OK, so to summarize this:

There are two main improvements that are available in libstd over the current code:

  1. libstd uses futexes and we should really stop forcing a pthreads dependency. Unfortunately, std::sync::OnceLock doesn't really have the capabilities we need because OnceLock::get_or_try_init is still unstable. I think instead of trying to switch to libstd for synchroniziation primitives, we should instead switch to once_cell, as done in PR #481 and PR #483. Those two PRs, along with #484, completely eliminate use_file::Mutex and src/lazy.rs. I do think overall that is a good direction, because we'd be better off helping to maintain once_cell than we'd be if we kept maintaining our own synchronization primitives.

PR #485 shows how things would look when libstd's unstable features are stablized. Note that we'd still need OnceBool/LazyBool even still.

newpavlov commented 2 weeks ago

As I wrote in the other PR, I think we can use futex directly on Linux targets. We already have the 32 bit FD atomic, which is perfectly suitable for it. I will try to play with it a bit later.

I am also not sure about once_cell. Yes, it's a widely used dependency, but it's still a 1k+ LoC dependency used to replace 10-20 easily reviewable LoCs.

briansmith commented 2 weeks ago

I am also not sure about once_cell. Yes, it's a widely used dependency, but it's still a 1k+ LoC dependency

I agree that that is unfortunate but also I think many of us need to review it anyway for other projects so duplicating it in getrandom is extra work for a lot of people.

used to replace 10-20 easily reviewable LoCs.

LazyBool is only like 10-20 LoC, but that's because it's based on LazyUsize which isn't so trivial to review and which is over-featured compared to what we need. For example, it takes effort to verify that LazyUsize::UNINIT doesn't conflict with any real value, whereas once_cell::race::OnceNonZeroUsize has a clearer design.

It's not the end of the world, but IMO this isn't a great place to be making new synchronization primitives.

As I wrote in the other PR, I think we can use futex directly on Linux targets. We already have the 32 bit FD atomic, which is perfectly suitable for it. I will try to play with it a bit later.

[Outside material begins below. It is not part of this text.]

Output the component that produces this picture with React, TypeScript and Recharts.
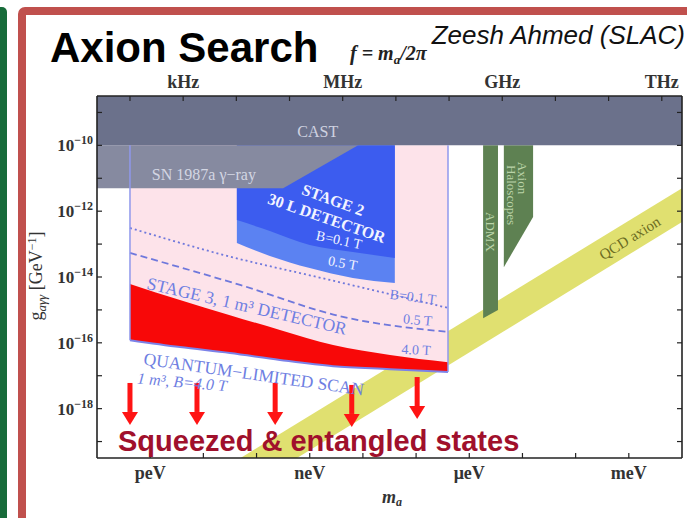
import { Area, ComposedChart, Line, ReferenceLine, Scatter, XAxis, YAxis } from 'recharts'

const serif = '"Liberation Serif", "DejaVu Serif", serif'
const sans = '"Liberation Sans", Arial, sans-serif'

// x = log10(m_a / eV), y = log10(g_agg / GeV^-1)
const massTicks = [-12, -11, -10, -9, -8, -7, -6, -5, -4, -3]
const massLabels: Record<string, string> = { '-12': 'peV', '-9': 'neV', '-6': 'μeV', '-3': 'meV' }
const freqTicks = [-12.38, -11.38, -10.38, -9.38, -8.38, -7.38, -6.38, -5.38, -4.38, -3.38, -2.38]
const freqLabels: Record<string, string> = { '-11.38': 'kHz', '-8.38': 'MHz', '-5.38': 'GHz', '-2.38': 'THz' }
const couplingTicks = [-19, -18, -17, -16, -15, -14, -13, -12, -11, -10, -9]
const couplingLabels = [-18, -16, -14, -12, -10]

// excluded / projected regions
const castM = [-13, -2]
const castTop = [-8.5, -8.5]
const castBottom = [-10, -10]

const snM = [-13, -9.5, -8.09]
const snTop = [-10, -10, -10]
const snBottom = [-11.3, -11.3, -10]

const redM = [-12.38, -11.44, -10.5, -9.56, -8.56, -7.49, -6.4]
const redTop = [-14.21, -14.7, -15.16, -15.61, -16.07, -16.37, -16.59]
const redBottom = [-15.92, -16.13, -16.31, -16.52, -16.71, -16.8, -16.89]
const pinkTop = [-10, -10, -10, -10, -10, -10, -10]

const stage2M = [-10.37, -9.75, -9.0, -8.19, -7.4]
const stage2Top = [-10, -10, -10, -10, -10]
const stage2Low = [-12.97, -13.36, -13.73, -14.03, -14.18]
const stage2High = [-12.27, -12.6, -13.03, -13.24, -13.42]

const dottedM = [-12.38, -10.69, -8.62, -6.4]
const dottedG = [-12.51, -13.3, -14.09, -14.94]
const dashedM = [-12.38, -10.31, -8.43, -6.4]
const dashedG = [-13.27, -14.24, -15.19, -15.67]

const admxM = [-5.74, -5.46]
const admxTop = [-10, -10]
const admxBottom = [-15.25, -15.0]
const haloM = [-5.35, -4.8]
const haloTop = [-10, -10]
const haloBottom = [-13.7, -12.18]

const qcdM = [-10.3, -2]
const qcdTop = [-19.5, -11.3]
const qcdBottom = [-20.55, -12.33]

const arrowM = [-12.38, -11.12, -9.65, -8.21, -6.98]
const arrowG = [-17.22, -17.22, -17.22, -17.28, -17.04]

const notes = [
  { m: -8.85, g: -9.59, text: 'CAST', angle: 0, size: 16, color: '#cfd2e0' },
  { m: -10.99, g: -10.9, text: 'SN 1987a γ−ray', angle: 0, size: 16, color: '#d3d6e3' },
  { m: -8.56, g: -11.66, text: 'STAGE 2', angle: 20, size: 16, color: '#f2f4ff', bold: true },
  { m: -8.68, g: -12.21, text: '30 L DETECTOR', angle: 19, size: 16, color: '#f2f4ff', bold: true },
  { m: -8.45, g: -12.88, text: 'B=0.1 T', angle: 12, size: 14, color: '#f2f4ff' },
  { m: -8.38, g: -13.58, text: '0.5 T', angle: 10, size: 14, color: '#f2f4ff' },
  { m: -7.06, g: -14.61, text: 'B=0.1 T', angle: 7, size: 14, color: '#6f7fe2' },
  { m: -6.97, g: -15.31, text: '0.5 T', angle: 5, size: 14, color: '#6f7fe2' },
  { m: -7.0, g: -16.22, text: '4.0 T', angle: 3, size: 14, color: '#6f7fe2' },
  { m: -10.18, g: -14.88, text: 'STAGE 3, 1 m³ DETECTOR', angle: 13, size: 17.5, color: '#6f7fe2' },
  { m: -10.05, g: -16.95, text: 'QUANTUM−LIMITED SCAN', angle: 8, size: 17.5, color: '#6f7fe2' },
  { m: -11.4, g: -17.19, text: '1 m³, B=4.0 T', angle: 5, size: 16, color: '#6f7fe2', italic: true },
  { m: -5.61, g: -12.63, text: 'ADMX', angle: 90, size: 13, color: '#b9d3a8' },
  { m: -4.99, g: -10.99, text: 'Axion', angle: 90, size: 13, color: '#b9d3a8' },
  { m: -5.2, g: -11.51, text: 'Haloscopes', angle: 90, size: 13, color: '#b9d3a8' },
  { m: -2.98, g: -12.82, text: 'QCD axion', angle: -32, size: 15, color: '#6b6b22' },
]

const band = (m: number[], lo: number[], hi: number[]) => m.map((v, i) => ({ m: v, r: [lo[i], hi[i]] }))
const curve = (m: number[], g: number[]) => m.map((v, i) => ({ m: v, g: g[i] }))

function BottomTick({ x, y, payload }: any) {
  const label = massLabels[String(payload.value)]
  return (
    <g>
      <line x1={x} x2={x} y1={y} y2={y - 5} stroke="#222" strokeWidth={1.2} />
      {label && (
        <text x={x} y={y + 21} textAnchor="middle" fontFamily={serif} fontWeight={700} fontSize={18} fill="#333">
          {label}
        </text>
      )}
    </g>
  )
}

function TopTick({ x, y, payload }: any) {
  const label = freqLabels[String(payload.value)]
  return (
    <g>
      <line x1={x} x2={x} y1={y} y2={y + 5} stroke="#222" strokeWidth={1.2} />
      {label && (
        <text x={x} y={y - 8} textAnchor="middle" fontFamily={serif} fontWeight={700} fontSize={18} fill="#333">
          {label}
        </text>
      )}
    </g>
  )
}

function LeftTick({ x, y, payload }: any) {
  const v = payload.value as number
  return (
    <g>
      <line x1={x} x2={x + 5} y1={y} y2={y} stroke="#222" strokeWidth={1.2} />
      {couplingLabels.includes(v) && (
        <text x={x - 4} y={y + 6} textAnchor="end" fontFamily={serif} fontWeight={700} fontSize={17} fill="#333">
          10
          <tspan dy={-7} fontSize={12}>{`\u2212${Math.abs(v)}`}</tspan>
        </text>
      )}
    </g>
  )
}

function RightTick({ x, y }: any) {
  return <line x1={x} x2={x - 5} y1={y} y2={y} stroke="#222" strokeWidth={1.2} />
}

function Arrow({ cx, cy }: any) {
  return (
    <g>
      <rect x={cx - 2.5} y={cy} width={5} height={29} fill="#ff1414" />
      <polygon points={`${cx - 8},${cy + 29} ${cx + 8},${cy + 29} ${cx},${cy + 42}`} fill="#ff1414" />
    </g>
  )
}

function Note({ cx, cy, payload }: any) {
  return (
    <text
      x={cx}
      y={cy}
      textAnchor="middle"
      dominantBaseline="central"
      transform={`rotate(${payload.angle} ${cx} ${cy})`}
      fontFamily={serif}
      fontSize={payload.size}
      fontWeight={payload.bold ? 700 : 400}
      fontStyle={payload.italic ? 'italic' : 'normal'}
      fill={payload.color}
    >
      {payload.text}
    </text>
  )
}

export default function App() {
  const edge = { stroke: '#8f98ec', strokeWidth: 1.5 }
  return (
    <div style={{ position: 'absolute', left: 0, top: 0, width: 687, height: 518, background: '#fff', overflow: 'hidden' }}>
      <div style={{ position: 'absolute', left: -6, top: 7, width: 13, height: 520, background: '#176b3a', borderRadius: 5 }} />
      <div
        style={{
          position: 'absolute',
          left: 18,
          top: 7,
          width: 690,
          height: 530,
          border: '8px solid #c0504d',
          borderRadius: 7,
          boxSizing: 'border-box',
        }}
      />
      <div style={{ position: 'absolute', left: 0, top: 0 }}>
        <ComposedChart width={687} height={518} margin={{ top: 66, right: 0, bottom: 30, left: 37 }}>
          <XAxis
            dataKey="m"
            type="number"
            domain={[-13, -2]}
            ticks={massTicks}
            interval={0}
            allowDataOverflow
            tickSize={0}
            tickMargin={0}
            height={30}
            tick={<BottomTick />}
            axisLine={{ stroke: '#222', strokeWidth: 1.6 }}
          />
          <XAxis
            xAxisId="top"
            orientation="top"
            dataKey="m"
            type="number"
            domain={[-13, -2]}
            ticks={freqTicks}
            interval={0}
            allowDataOverflow
            tickSize={0}
            tickMargin={0}
            height={30}
            tick={<TopTick />}
            axisLine={{ stroke: '#222', strokeWidth: 1.6 }}
          />
          <YAxis
            type="number"
            domain={[-19.5, -8.5]}
            ticks={couplingTicks}
            interval={0}
            allowDataOverflow
            tickSize={0}
            tickMargin={0}
            width={60}
            tick={<LeftTick />}
            axisLine={{ stroke: '#222', strokeWidth: 1.6 }}
          />
          <YAxis
            yAxisId="right"
            orientation="right"
            type="number"
            domain={[-19.5, -8.5]}
            ticks={couplingTicks}
            interval={0}
            allowDataOverflow
            tickSize={0}
            tickMargin={0}
            width={5}
            tick={<RightTick />}
            axisLine={{ stroke: '#222', strokeWidth: 1.6 }}
          />

          <Area data={band(qcdM, qcdBottom, qcdTop)} dataKey="r" type="linear" fill="#e0e070" fillOpacity={1} stroke="none" isAnimationActive={false} />
          <Area data={band(redM, redBottom, pinkTop)} dataKey="r" type="linear" fill="#fde3ea" fillOpacity={1} stroke="none" isAnimationActive={false} />
          <Area data={band(redM, redBottom, redTop)} dataKey="r" type="monotone" fill="#f80808" fillOpacity={1} stroke="none" isAnimationActive={false} />
          <Area data={band(stage2M, stage2Low, stage2Top)} dataKey="r" type="monotone" fill="#5b82f2" fillOpacity={1} stroke="none" isAnimationActive={false} />
          <Area data={band(stage2M, stage2High, stage2Top)} dataKey="r" type="monotone" fill="#3c5cef" fillOpacity={1} stroke="none" isAnimationActive={false} />
          <Area data={band(admxM, admxBottom, admxTop)} dataKey="r" type="linear" fill="#5e8152" fillOpacity={1} stroke="none" isAnimationActive={false} />
          <Area data={band(haloM, haloBottom, haloTop)} dataKey="r" type="linear" fill="#5e8152" fillOpacity={1} stroke="none" isAnimationActive={false} />
          <Area data={band(snM, snBottom, snTop)} dataKey="r" type="linear" fill="#868aa0" fillOpacity={1} stroke="none" isAnimationActive={false} />
          <Area data={band(castM, castBottom, castTop)} dataKey="r" type="linear" fill="#6b718b" fillOpacity={1} stroke="none" isAnimationActive={false} />

          <Line data={curve(dottedM, dottedG)} dataKey="g" type="monotone" stroke="#6f78dc" strokeWidth={1.8} strokeDasharray="2 3" dot={false} isAnimationActive={false} />
          <Line data={curve(dashedM, dashedG)} dataKey="g" type="monotone" stroke="#6f78dc" strokeWidth={1.8} strokeDasharray="7 4" dot={false} isAnimationActive={false} />
          <Line data={curve(redM, redBottom)} dataKey="g" type="monotone" stroke="#7b82e8" strokeWidth={2} dot={false} isAnimationActive={false} />
          <ReferenceLine segment={[{ x: redM[0], y: pinkTop[0] }, { x: redM[0], y: redBottom[0] }]} {...edge} />
          <ReferenceLine segment={[{ x: redM[6], y: pinkTop[6] }, { x: redM[6], y: redBottom[6] }]} {...edge} />

          <Scatter data={curve(arrowM, arrowG)} dataKey="g" shape={<Arrow />} isAnimationActive={false} />
          <Scatter data={notes} dataKey="g" shape={<Note />} isAnimationActive={false} />
        </ComposedChart>
      </div>
      <svg width={687} height={518} style={{ position: 'absolute', left: 0, top: 0, pointerEvents: 'none' }}>
        <text x={50} y={62} fontFamily={sans} fontWeight={700} fontSize={42} fill="#000">
          Axion Search
        </text>
        <text x={685} y={44} textAnchor="end" fontFamily={sans} fontStyle="italic" fontSize={26} fill="#111">
          Zeesh Ahmed (SLAC)
        </text>
        <text x={350} y={60} fontFamily={serif} fontStyle="italic" fontWeight={700} fontSize={20} fill="#222">
          f = m<tspan dy={4} fontSize={13}>a</tspan>
          <tspan dy={-4}>/2π</tspan>
        </text>
        <text transform="translate(42,276) rotate(-90)" textAnchor="middle" fontFamily={serif} fontSize={18} fill="#333">
          g<tspan dy={4} fontSize={13} fontStyle="italic">aγγ</tspan>
          <tspan dy={-4}> [GeV</tspan>
          <tspan dy={-6} fontSize={12}>−1</tspan>
          <tspan dy={6}>]</tspan>
        </text>
        <text x={382} y={503} fontFamily={serif} fontStyle="italic" fontWeight={700} fontSize={18} fill="#333">
          m<tspan dy={3} fontSize={12}>a</tspan>
        </text>
        <text x={118} y={451} fontFamily={sans} fontWeight={700} fontSize={29} fill="#a0102c">
          Squeezed &amp; entangled states
        </text>
      </svg>
    </div>
  )
}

I do think that this isn't a good place to put a futex-based mutex implementation either....

josephlr commented 1 week ago

After looking through some of the proposed ideas:

I don't think we really need an external dependency our a custom futex implementation for this crate; we can simplify the code (and remove the libpthread dependency) without either of these things.

I think we should take one of two approaches:

Looking at this, I would prefer the first approach of using std without an external dependancy.

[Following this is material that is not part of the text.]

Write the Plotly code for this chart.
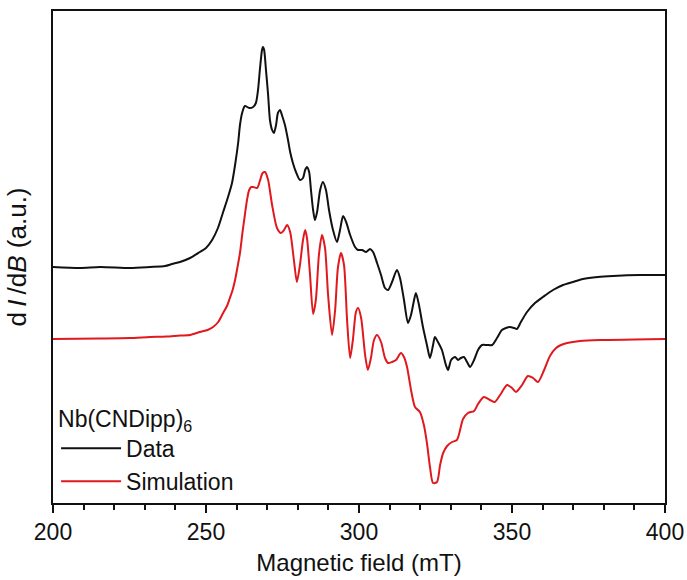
import plotly.graph_objects as go

# Magnetic field (mT) and intensity (a.u., offset spectra)
data_field = [200.0, 208.8, 215.4, 225.2, 231.7, 236.6, 238.9, 241.5, 244.8, 248.0, 250.0, 252.0, 253.9,
              255.6, 257.2, 258.5, 259.5, 260.5, 261.1, 261.8, 262.7, 264.1, 265.4, 266.3, 267.0, 267.6,
              268.3, 268.6, 269.0, 269.6, 270.3, 270.9, 271.6, 272.2, 272.9, 273.5, 274.2, 274.8, 275.8,
              276.8, 277.5, 278.4, 279.4, 280.7, 281.7, 282.4, 283.0, 283.7, 284.3, 285.0, 285.6, 286.3,
              287.3, 288.2, 289.2, 290.2, 291.5, 292.8, 293.8, 294.8, 295.8, 297.1, 298.7, 299.7, 301.0,
              302.3, 303.6, 304.6, 305.9, 307.2, 308.5, 309.5, 310.8, 312.4, 313.4, 314.7, 316.0, 317.0,
              318.0, 318.6, 319.6, 320.9, 322.2, 323.2, 324.2, 324.8, 325.8, 327.1, 328.4, 329.1, 330.1,
              331.4, 332.4, 333.3, 334.3, 335.3, 336.3, 337.6, 338.9, 340.2, 341.8, 343.5, 345.1, 346.7,
              348.0, 349.3, 350.7, 351.6, 352.9, 354.9, 357.5, 360.1, 363.4, 366.7, 369.9, 373.2, 378.1,
              383.0, 391.8, 400.0]
data_signal = [236, 235, 236, 235, 236, 237, 239, 241, 245, 251, 255, 263, 275,
               291, 306, 320, 338, 360, 378, 390, 397, 395, 396, 400, 413, 433,
               453, 456, 453, 433, 408, 383, 373, 370, 378, 390, 393, 388, 378,
               363, 351, 340, 331, 323, 325, 333, 336, 331, 313, 293, 283, 291,
               313, 321, 313, 293, 273, 261, 273, 287, 281, 268, 256, 253, 253,
               251, 254, 251, 240, 228, 215, 213, 221, 233, 225, 203, 180, 188,
               203, 210, 198, 176, 158, 145, 158, 166, 161, 153, 138, 133, 143,
               146, 143, 145, 146, 141, 136, 143, 153, 158, 158, 158, 165, 173,
               175, 176, 175, 174, 181, 191, 200, 206, 213, 218, 221, 224, 226,
               227, 228, 228]

sim_field = [200.0, 215.4, 225.0, 231.7, 237.0, 241.5, 244.8, 248.0, 250.5, 252.3, 254.0, 255.6, 257.0,
             257.8, 258.7, 259.5, 260.3, 261.1, 261.9, 262.7, 263.4, 264.1, 264.8, 265.4,
             266.7, 267.6, 268.5, 269.3, 270.3, 271.6, 273.2, 274.5, 275.5, 276.5, 277.5, 278.8, 279.7, 280.7,
             281.7, 282.4, 283.0, 284.0, 285.0, 285.9, 286.9, 287.9, 288.9, 289.9, 291.2, 292.2, 293.1,
             294.1, 295.1, 296.1, 297.1, 298.0, 299.0, 299.7, 300.7, 302.0, 302.9, 303.9, 304.9, 305.9,
             307.2, 308.5, 309.5, 310.8, 312.1, 313.7, 314.7, 315.7, 317.0, 318.3, 319.9, 321.2, 322.2,
             323.2, 324.2, 325.5, 326.5, 327.5, 328.8, 330.4, 332.0, 334.0, 335.6, 337.6, 338.9, 340.8,
             342.8, 344.4, 346.1, 348.4, 350.0, 351.3, 353.3, 355.2, 356.9, 358.5, 360.5, 362.4, 364.4,
             366.0, 368.0, 372.2, 378.8, 390.0, 400.0]
sim_signal = [164, 164.5, 165, 166, 166.5, 167.5, 168, 171, 173, 176, 181, 190, 198,
              205, 213, 223, 236, 250, 270, 288, 303, 313, 316, 316,
              315, 322, 330, 331, 323, 298, 275, 270, 273, 278, 271, 241, 221, 238,
              263, 273, 265, 228, 189, 203, 248, 268, 255, 208, 168, 193, 235,
              250, 238, 183, 145, 163, 191, 195, 185, 148, 133, 145, 163, 168,
              161, 145, 140, 141, 143, 150, 146, 136, 113, 96, 91, 78, 60,
              36, 20, 21, 38, 50, 57, 61, 63, 84, 90, 92, 99, 106,
              103, 101, 108, 118, 115, 111, 118, 127, 125, 121, 133, 147, 155,
              158, 160, 162, 163, 163.5, 164]

x_ticks = [200, 250, 300, 350, 400]

FONT = "Liberation Sans, Arial, sans-serif"
INK = "#111111"

fig = go.Figure()
fig.add_trace(go.Scatter(x=data_field, y=data_signal, mode="lines", name="Data",
                         line=dict(color=INK, width=2, shape="spline", smoothing=0.7)))
fig.add_trace(go.Scatter(x=sim_field, y=sim_signal, mode="lines", name="Simulation",
                         line=dict(color="#e0191e", width=2, shape="spline", smoothing=0.7)))

fig.update_layout(
    width=687, height=580,
    margin=dict(l=53, r=22, t=11, b=77),
    paper_bgcolor="white", plot_bgcolor="white",
    font=dict(family=FONT, color=INK),
    showlegend=True,
    legend=dict(
        x=0.005, y=0.0, xanchor="left", yanchor="bottom",
        bgcolor="rgba(0,0,0,0)",
        font=dict(size=23, family=FONT, color=INK),
        title=dict(text="Nb(CNDipp)<sub>6</sub>", font=dict(size=23, family=FONT, color=INK)),
        tracegroupgap=0, itemwidth=60,
    ),
    xaxis=dict(
        range=[200, 400], tickvals=x_ticks, ticktext=[str(v) for v in x_ticks],
        showline=True, linecolor=INK, linewidth=1.5, mirror=True,
        ticks="outside", ticklen=8, tickwidth=1.5, tickcolor=INK,
        minor=dict(dtick=10, ticks="outside", ticklen=5, tickwidth=1.5, tickcolor=INK),
        showgrid=False, zeroline=False,
        tickfont=dict(size=23, family=FONT, color=INK),
        title=dict(text="Magnetic field (mT)", font=dict(size=24, family=FONT, color=INK), standoff=10),
        automargin=False,
    ),
    yaxis=dict(
        range=[0, 492],
        showline=True, linecolor=INK, linewidth=1.5, mirror=True,
        ticks="", showticklabels=False, showgrid=False, zeroline=False,
        title=dict(text="d\u2009<i>I</i>\u2009/d<i>B</i> (a.u.)", font=dict(size=26, family=FONT, color=INK), standoff=17),
        automargin=False,
    ),
)

fig.write_html("out.html")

briansmith commented 1 week ago

I'm not sure why the "use once_cell" approach isn't considered. If once_cell is a problematic dependency for trying to define tricky synchronization primitives then getrandom would be a problematic dependency for the same reasons, except worse because nobody expects getrandom to be defining its own synchronization primitives. getrandom defining its own synchronization primitives creates a lot of work for people trying to use it.

I do think the promise that we at open at most N file descriptors where N is very small (1 or 2) should not be discounted. The LazyFd idea is clever but it's still unbounded in the number of file descriptors it opens concurrently as N threads could each open one.

I do think the std::sync::Mutex-based approach is the safest and simplest approach, so that's what I prefer.

newpavlov commented 1 week ago

Personally, I don't think that our synchronization needs are tricky enough to warrant introduction of a new 2.2 kLoC dependency for tier-1 Linux targets. Even worse, this dependency will be present even with disabled file fallback.

I do think the std::sync::Mutex-based approach is the safest and simplest approach, so that's what I prefer.

What do you think about the sleep loop approach on non-Linux targets? AFAIK contention on the FD atomic should be extremely rare in practice in the first place and by surrounding time slice by sleeping we "solve" the potential priority inversion problem even in pathological scenarios.

josephlr commented 1 week ago

I'm not sure why the "use once_cell" approach isn't considered. If once_cell is a problematic dependency for trying to define tricky synchronization primitives then getrandom would be a problematic dependency for the same reasons, except worse because nobody expects getrandom to be defining its own synchronization primitives. getrandom defining its own synchronization primitives creates a lot of work for people trying to use it.

Personally, I don't think that our synchronization needs are tricky enough to warrant introduction of a new 2.2 kLoC dependency for tier-1 Linux targets. Even worse, this dependency will be present even with disabled file fallback.

I would prefer to use once_cell if (and only if) we can replace all our synchronization needs with it. I wouldn't want someone doing a security review of this crate to have to read synchronization code in two different places. I initially thought https://github.com/rust-lang/cargo/issues/1197 would prevent us from using the race feature on some targets and the std feature on others. However, in my experimentation, it seems like we could actually do this.

I'll try to prototype what it would look like to actually use once_cell for all the syncronization stuff (NetBSD Weak symbol, shared /dev/{urandom, random} fds, LazyBool, VxWorks init).

I do think the promise that we at open at most N file descriptors where N is very small (1 or 2) should not be discounted. The LazyFd idea is clever but it's still unbounded in the number of file descriptors it opens concurrently as N threads could each open one.

What do you think about the sleep loop approach on non-Linux targets? AFAIK contention on the FD atomic should be extremely rare in practice in the first place and by surrounding time slice by sleeping we "solve" the potential priority inversion problem even in pathological scenarios.

If we end up going with a "no locking" approach, I would be fine implementing something like LazyFd::get_or_open by either:

Given that the race is very unlikely (I haven't been able to even make it happen once in my testing), any reasonable approach seems fine.

briansmith commented 1 week ago

I'll try to prototype what it would look like to actually use once_cell for all the syncronization stuff (NetBSD Weak symbol, shared /dev/{urandom, random} fds, LazyBool, VxWorks init).

NetBSD weak symbol support needs at least a new race::OnceNonNull or otherwise a full race::OnceWeak weak function binding API. race::OnceRef won't work for function pointers. I'm not sure OnceNonNull would be accepted by them because its an inherently less-safe API (dealing with pointers).